The Mead has over 70 miles of maintained hiking trails including a 7-mile hiking loop around the Berkahn Flowage. It is home to 291 species of birds annually.As of 2018 ,a total of 278 bird species have been recorded for the Mead SWA. Currently, there are 126 bird species known to breed in this area.

==History==
Originally in the early 1900s, the lowlands in the area were to be used for farming. They were drained by digging ditches and dredging and straightening a five-mile (8 km) section of the Little Eau Pleine River. Farming failed, however, as the lowlands were too cold and acidic for farming.

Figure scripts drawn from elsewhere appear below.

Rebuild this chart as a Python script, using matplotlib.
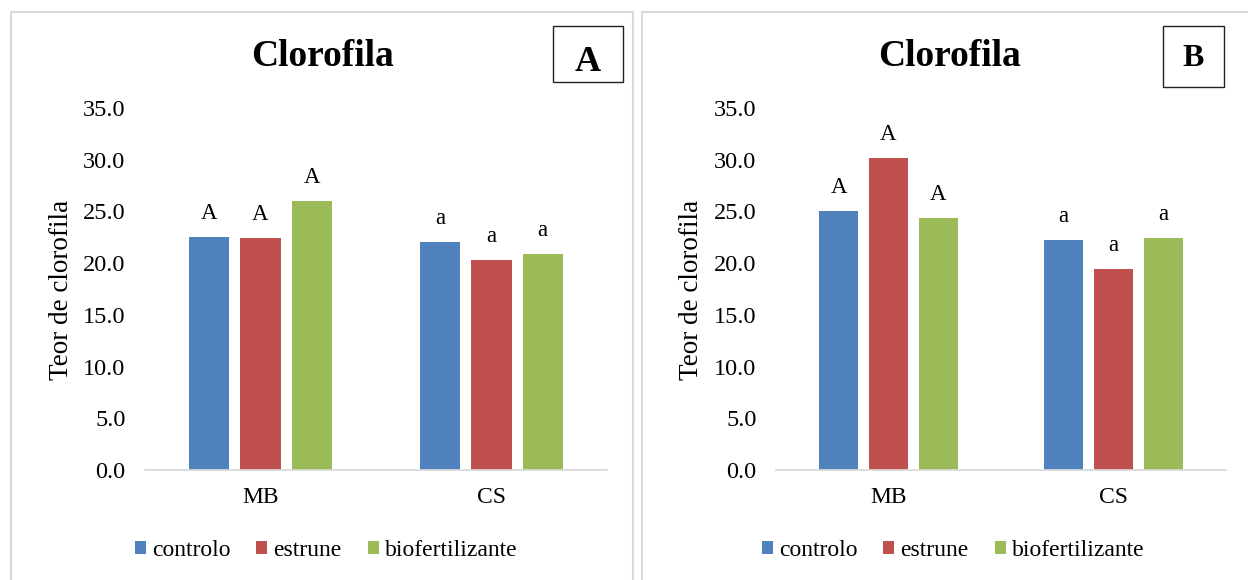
import numpy as np
import matplotlib
matplotlib.use("Agg")
import matplotlib.pyplot as plt
from matplotlib.patches import Rectangle

plt.rcParams['font.family'] = ['Liberation Serif', 'DejaVu Serif']

categories = ['MB', 'CS']
series = ['controlo', 'estrune', 'biofertilizante']
colors = ['#4F81BD', '#C0504D', '#9BBB59']

vals_a = {
    'controlo': [22.5, 22.0],
    'estrune': [22.4, 20.3],
    'biofertilizante': [26.0, 20.9],
}
vals_b = {
    'controlo': [25.0, 22.2],
    'estrune': [30.2, 19.4],
    'biofertilizante': [24.4, 22.4],
}
letters_a = {
    'controlo': ['A', 'a'],
    'estrune': ['A', 'a'],
    'biofertilizante': ['A', 'a'],
}
letters_b = {
    'controlo': ['A', 'a'],
    'estrune': ['A', 'a'],
    'biofertilizante': ['A', 'a'],
}

W, H = 1248, 580
fig = plt.figure(figsize=(W / 100, H / 100), dpi=100)


def px(x, y):
    return x / W, 1 - y / H


def draw_panel(rect, vals, letters, panel_left, panel_cx, box, tag, ylab_x):
    ax = fig.add_axes(rect)
    x = np.arange(len(categories))
    step, width = 0.222, 0.174
    bars = []
    for i, s in enumerate(series):
        pos = x + (i - 1) * step
        b = ax.bar(pos, vals[s], width, color=colors[i], label=s)
        bars.append(b)
        for xp, v, t in zip(pos, vals[s], letters[s]):
            ax.annotate(t, (xp, v), xytext=(0, 13), textcoords='offset points',
                        ha='center', va='baseline', fontsize=16.5)
    ax.set_xlim(-0.5, 1.5)
    ax.set_ylim(0, 35)
    ax.set_yticks(np.arange(0, 36, 5))
    ax.yaxis.set_major_formatter(matplotlib.ticker.FormatStrFormatter('%.1f'))
    ax.set_xticks(x)
    ax.set_xticklabels(categories)
    ax.tick_params(axis='y', length=0, pad=14, labelsize=17.5)
    ax.tick_params(axis='x', length=0, pad=12, labelsize=17)
    for sp in ['top', 'right', 'left']:
        ax.spines[sp].set_visible(False)
    ax.spines['bottom'].set_color('#D9D9D9')
    ax.spines['bottom'].set_linewidth(1.3)

    fx, fy = px(ylab_x, 290)
    fig.text(fx, fy, 'Teor de clorofila', rotation=90, ha='center', va='center', fontsize=19.5)

    # title
    tx, ty = px(panel_cx, 66)
    fig.text(tx, ty, 'Clorofila', ha='center', va='baseline', fontsize=27, fontweight='bold')

    # panel border
    bx, _ = px(panel_left[0], 0)
    _, by = px(0, 12)
    fig.patches.append(Rectangle((bx, -0.1), panel_left[1] / W, by + 0.1,
                                 transform=fig.transFigure, fill=False,
                                 ec='#D9D9D9', lw=1.5))

    # letter box
    x0, y0, x1, y1, base, fs = box
    rx, ry = px(x0, y1)
    fig.patches.append(Rectangle((rx, ry), (x1 - x0) / W, (y1 - y0) / H,
                                 transform=fig.transFigure, fill=False,
                                 ec='#222222', lw=1.0))
    lx, ly = px((x0 + x1) / 2, base)
    fig.text(lx, ly, tag, ha='center', va='baseline', fontsize=fs, fontweight='bold')

    lgx, lgy = px(panel_cx + 4, 550)
    fig.legend(bars, series, loc='center', bbox_to_anchor=(lgx, lgy), ncol=3,
               frameon=False, fontsize=17, handlelength=0.47, handleheight=0.47,
               handletextpad=0.25, columnspacing=1.1, borderpad=0)
    return ax


draw_panel([145 / W, 110 / H, 462 / W, 362 / H], vals_a, letters_a,
           (11, 622), 322, (553, 26, 623, 82, 71, 26), 'A', 62)
draw_panel([776 / W, 110 / H, 450 / W, 362 / H], vals_b, letters_b,
           (642, 700), 949, (1163, 26, 1224, 87, 66, 23), 'B', 692)

fig.savefig('out.png', dpi=100)
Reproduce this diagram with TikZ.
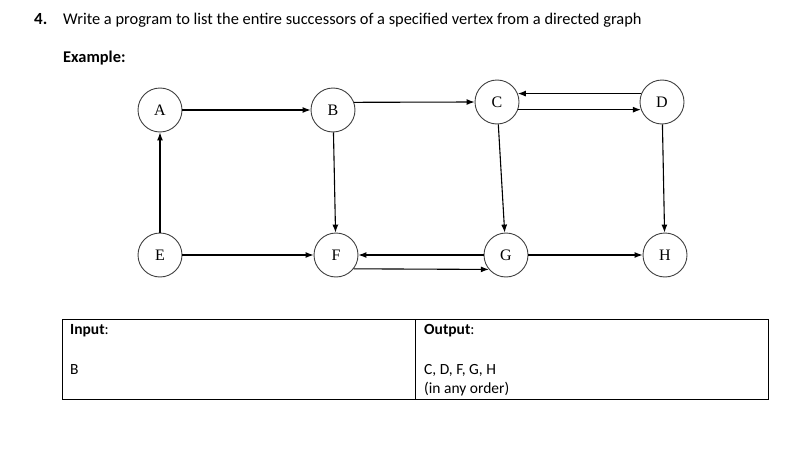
\documentclass[tikz,border=0pt]{standalone}
\usepackage{fontspec}
\usetikzlibrary{arrows.meta}
\setmainfont{Carlito}
\newfontfamily\vertexfont{Liberation Serif}
\begin{document}
\begin{tikzpicture}[>={Latex[length=8pt,width=6pt]}, x=1pt, y=-1pt,
  vertex/.style={circle, draw=black!75, line width=0.9pt, minimum size=44pt, inner sep=0pt, font=\vertexfont\fontsize{16}{18}\selectfont},
  txt/.style={anchor=base west, inner sep=0pt, font=\fontsize{16.4}{19}\selectfont},
  edge/.style={->, line width=1.1pt}]
\useasboundingbox (0,0) rectangle (807,463);
% Aufgabe
\node[txt, font=\bfseries\fontsize{17}{19}\selectfont] (num) at (34,24) {4.};
\node[txt] (task) at (63,24) {Write a program to list the entire successors of a specified vertex from a directed graph};
\node[txt, font=\bfseries\fontsize{16.4}{19}\selectfont] (ex) at (63,63) {Example:};
% Knoten
\node[vertex] (A) at (160,110) {A};
\node[vertex] (B) at (333,110) {B};
\node[vertex] (C) at (497,102) {C};
\node[vertex] (D) at (662,102) {D};
\node[vertex] (E) at (160,255) {E};
\node[vertex] (F) at (336,255) {F};
\node[vertex] (G) at (506,255) {G};
\node[vertex] (H) at (665,255) {H};
% Kanten
\draw[edge] (A) -- (B);
\draw[edge] (B.20) -- (C.west);
\draw[edge] (D.158) -- (C.22);
\draw[edge] (C.-20) -- (D.200);
\draw[edge] (E) -- (A);
\draw[edge] (B) -- (F);
\draw[edge] (C) -- (G);
\draw[edge] (D) -- (H);
\draw[edge] (E) -- (F);
\draw[edge] (G) -- (F);
\draw[edge] (F.-38) -- (G.-140);
\draw[edge] (G) -- (H);
% Tabelle
\draw[line width=0.8pt] (62,319) rectangle (768,399);
\draw[line width=0.8pt] (415,319) -- (415,399);
\node[txt, font=\fontsize{15.5}{18}\selectfont] (inlab) at (70,334) {\textbf{Input}:};
\node[txt, font=\fontsize{15.5}{18}\selectfont] (inval) at (70,374) {B};
\node[txt, font=\fontsize{15.5}{18}\selectfont] (outlab) at (424,334) {\textbf{Output}:};
\node[txt, font=\fontsize{15.5}{18}\selectfont] (outval) at (424,374) {C, D, F, G, H};
\node[txt, font=\fontsize{15.5}{18}\selectfont] (outnote) at (424,393) {(in any order)};
\end{tikzpicture}
\end{document}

In 1933, the area was to be the site of two reservoirs impounding the Big and Little Eau Pleine Rivers. Land was purchased by the Consolidated Water Power and Paper Company (now NewPage Corporation). The Big Eau Pleine River dam was built in 1936. The dam on the Little Eau Pleine River, which would have created the second largest lake in Wisconsin with 27500 acre, was not built due to opposition from conservationists and local residents. On April 10, 1959, Stanton W. Mead, President of Consolidated Paper Company, donated 20000 acre to the State of Wisconsin for use as a state wildlife area. The area is named for Stanton's father, George W. Mead. The visitor center bears Stanton's name. Then governor Gaylord Nelson attended the dedication. Additional land has been purchased or donated since the area's inception.

In addition to the Mead's area, the McMillan Marsh Wildlife Area is also managed by the same WDNR employees. It encompasses 7500 acre and is located one mile (1.6 km) north of the Marshfield city limits. It is named after the town of McMillan in which it is located. On documentation, the two areas are collectively referred to as "Mead/McMillan".

==Purpose==
The area encompasses different ecosystems including grasslands, conifer bogs, hardwood forests, wetlands, ponds (reservoirs), uplands, and agricultural fields. The area consists of forest, wetlands, and grasslands comprising 13000 acre, 14000 acre, and 6000 acre respectively. There are three objectives of the Mead Wildlife Area: resource management, recreation management, and environmental education.

Resource management includes management of the various ecosystems. Grasslands are maintained by prescribed burns and forests are maintained by sustainable forest management practices. Reservoirs are surrounded by dikes or higher ground. Pumping stations and water control structures manage the flow of water from the Little Eau Pleine River and individual reservoirs. Various universities and state and federal government wildlife agencies conduct research on the property.

Recreation management includes managing the area for hunting, fishing, trapping, hiking, birding, and biking. Public access to all areas is open year-round, except for designated wildlife refuges. Most dikes and logging trails are foot accessible and one dike has a marked bike trail. An area has been designated for hunting dog training. All exterior boundaries are marked with signs.

Environmental education is provided to students from various schools located in the surrounding areas. Target audiences include elementary aged school children and environmental education teachers.

==Visitor center==

The 6208 sqft Stanton W. Mead Education and Visitor Center was constructed in 2005, and includes sustainable design methods and renewable energy technologies such as environmentally-responsible construction methods, environmentally-responsible materials, high-performance building envelope, passive solar and cool day lighting, active solar heating for domestic hot water, geothermal heating and cooling, wind-turbine generated electricity, solar photovoltaic generated electricity, biomass wood heat, and high-performance mechanical systems. The architect Thomas Brown designed building won the Wisconsin Green Building Alliance 2006 Sustainability and Energy Efficiency (SE^{2}) Leadership Award of Excellence.

The center was built largely through private funds and in-kind donations of materials and services, totaling $1.6 million. The State of Wisconsin contributed $606,000 to the project.

The center, along with other buildings, houses the WDNR staff, resource management equipment and is used for environmental education.